By Harland Dahl
Today, East African countries face a major famine following the worst drought in half a century. Rainfall shifts caused by El Niño warming of ocean waters across the central and east-central Equatorial Pacific are thought to have contributed to this drought.
The East African drought has devastated agricultural production in the region, hurting harvests of essential grains and vegetables and killing livestock herds. According to the international non-governmental organization Save the Children, 10.1 million people are currently “in urgent need of food aid” in Ethiopia, Somalia, and Somaliland today. In Ethiopia alone, 5.7 million children are at risk of hunger.
Famine and hunger caused by the drought have been complicated by conflict in the region, and in particular in South Sudan, where violence has made it difficult for non-governmental organizations and foreign aid agencies to deliver necessary assistance. Here, nearly 40,000 people are facing a “phase five” hunger emergency.
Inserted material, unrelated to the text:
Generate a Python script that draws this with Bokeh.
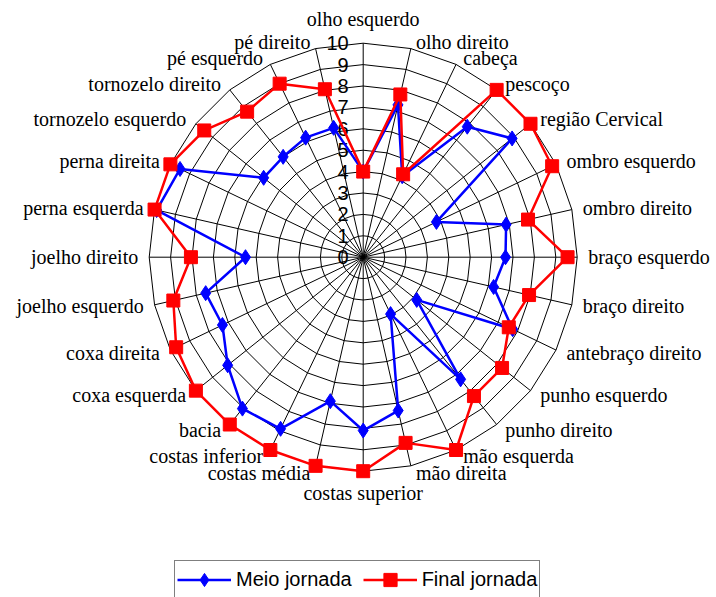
import numpy as np
from bokeh.plotting import figure
from bokeh.models import ColumnDataSource, Legend, LegendItem, Range1d
from bokeh.embed import file_html
from bokeh.resources import INLINE
from bokeh.core.properties import value

categories = ["olho esquerdo", "olho direito", "cabeça", "pescoço", "região Cervical",
              "ombro esquerdo", "ombro direito", "braço esquerdo", "braço direito",
              "antebraço direito", "punho esquerdo", "punho direito", "mão esquerda",
              "mão direita", "costas superior", "costas média", "costas inferior", "bacia",
              "coxa esquerda", "coxa direita", "joelho esquerdo", "joelho direito",
              "perna esquerda", "perna direita", "tornozelo esquerdo", "tornozelo direito",
              "pé esquerdo", "pé direito"]
meio_jornada = [4.0, 7.3, 4.2, 7.8, 8.9, 3.8, 6.85, 6.65, 6.25, 7.75, 3.2, 7.3, 2.95, 7.35,
                8.1, 6.9, 8.9, 9.05, 8.1, 7.3, 7.55, 5.5, 9.9, 9.5, 5.95, 6.0, 6.2, 6.2]
final_jornada = [4.0, 7.8, 4.3, 10.0, 10.0, 9.8, 7.9, 9.55, 7.95, 7.55, 8.3, 8.3, 10.0, 8.9,
                 10.0, 10.0, 10.0, 10.0, 10.0, 9.7, 9.1, 8.05, 10.0, 10.0, 9.5, 8.7, 9.0, 8.05]
tick_values = list(range(0, 11))
series_names = ["Meio jornada", "Final jornada"]

W, H = 716, 597
S = 21.4               # pixels per data unit
CX, CY = 362.7, 256.7  # centre in figure pixels
RMAX = tick_values[-1]

p = figure(width=W, height=H, output_backend="svg", toolbar_location=None,
           x_range=Range1d(-CX / S, (W - CX) / S), y_range=Range1d(-(H - CY) / S, CY / S),
           x_axis_type=None, y_axis_type=None, min_border=0)
p.grid.visible = False
p.outline_line_color = None
p.background_fill_color = "white"
p.border_fill_color = "white"

n = len(categories)
theta = 2 * np.pi * np.arange(n) / n
s, c = np.sin(theta), np.cos(theta)

# polygon grid
xs_grid, ys_grid = [], []
for lv in tick_values[1:]:
    xs_grid.append(list(lv * s) + [lv * s[0]])
    ys_grid.append(list(lv * c) + [lv * c[0]])
p.multi_line(xs_grid, ys_grid, line_color="black", line_width=1)
p.segment(x0=np.zeros(n), y0=np.zeros(n), x1=RMAX * s, y1=RMAX * c,
          line_color="black", line_width=1)

# tick labels
p.text(x=[-14.5 / S] * len(tick_values), y=tick_values, text=[str(t) for t in tick_values],
       text_font=value("Liberation Sans"), text_font_size="20px", text_align="right",
       text_baseline="middle", text_color="black")

# category labels
lx, ly, la = [], [], []
for i in range(n):
    ox, oy = RMAX * s[i], RMAX * c[i]
    if abs(s[i]) < 0.01:
        lx.append(ox)
        ly.append(oy + (24.0 if c[i] > 0 else -22.0) / S)
        la.append("center")
    else:
        dx = 11.0 * np.sqrt(abs(s[i])) / S
        lx.append(ox + dx if s[i] > 0 else ox - dx)
        ly.append(oy + 7.0 * c[i] / S)
        la.append("left" if s[i] > 0 else "right")
p.text(x=lx, y=ly, text=categories, text_align=la, text_baseline="middle",
       text_font=value("Liberation Serif"), text_font_size="20px", text_color="black")

def closed(vals):
    v = np.array(vals)
    return list(v * s) + [v[0] * s[0]], list(v * c) + [v[0] * c[0]]

bx, by = closed(meio_jornada)
rx, ry = closed(final_jornada)
bl = p.line(bx, by, line_color="#0000FF", line_width=2.5)
bm = p.scatter(list(np.array(meio_jornada) * s), list(np.array(meio_jornada) * c),
               marker="diamond", size=15, fill_color="#0000FF", line_color="#0000FF", line_width=1)
rl = p.line(rx, ry, line_color="#FF0000", line_width=2.5)
rm = p.scatter(list(np.array(final_jornada) * s), list(np.array(final_jornada) * c),
               marker="square", size=13, fill_color="#FF0000", line_color="#FF0000", line_width=1)

legend = Legend(items=[LegendItem(label=series_names[0], renderers=[bl, bm]),
                       LegendItem(label=series_names[1], renderers=[rl, rm])],
                orientation="horizontal", location=(174, -2),
                glyph_width=54, glyph_height=33, label_standoff=5, spacing=11,
                padding=2, margin=0, border_line_color="black", border_line_width=1,
                background_fill_color="white", background_fill_alpha=1,
                label_text_font="Liberation Sans", label_text_font_size="20px",
                label_text_color="black")
p.add_layout(legend)

open("out.html", "w").write(file_html(p, INLINE))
According to the Joint Government and Humanitarian Partners’ Document, a joint report crafted by the Ethiopian government and humanitarian agencies working in the country, roughly $1.4 billion in funding will be necessary to address the crisis in Ethiopia, alone. In January, the United States Agency for International Development (USAID) pledged $97 million in emergency assistance to this cause.
United Nations agencies working in the country are also feeling the strain of insufficient funding. The World Food Program has estimated itself to have just five percent of the funds necessary to support a full program in the country. These programs are crucial to the survival of many Ethiopians, 80% of which rely on agriculture to survive. In fact, the Ethiopia Humanitarian Requirement Document estimates that current food stocks will be exhausted by the end of April this year.
Drought conditions have been exacerbated by climate change and El Niño weather patterns in the past year. According to a study conducted by the Intergovernmental Panel on Climate Change, temperatures in most areas of Africa have risen by nearly one degree Fahrenheit in the past fifty to one hundred years.
Temperatures are projected to continue to rise throughout this century, further disrupting weather patterns and bringing heavy rains and lasting droughts to different regions of the world. Research coming from the University of California at Santa Barbara suggests that these raised temperatures could be responsible for an 11% reduction in East Africa’s 2014 April-June rainfall.
The IPCC has warned that this increase in temperature could lead to a 20% loss in cereal yields in Sub-Saharan Africa by mid-21st century. This loss could have a significant economic impact across Africa; according to World Bank estimates, 70% of the continent’s population is employed by rain-fed agriculture.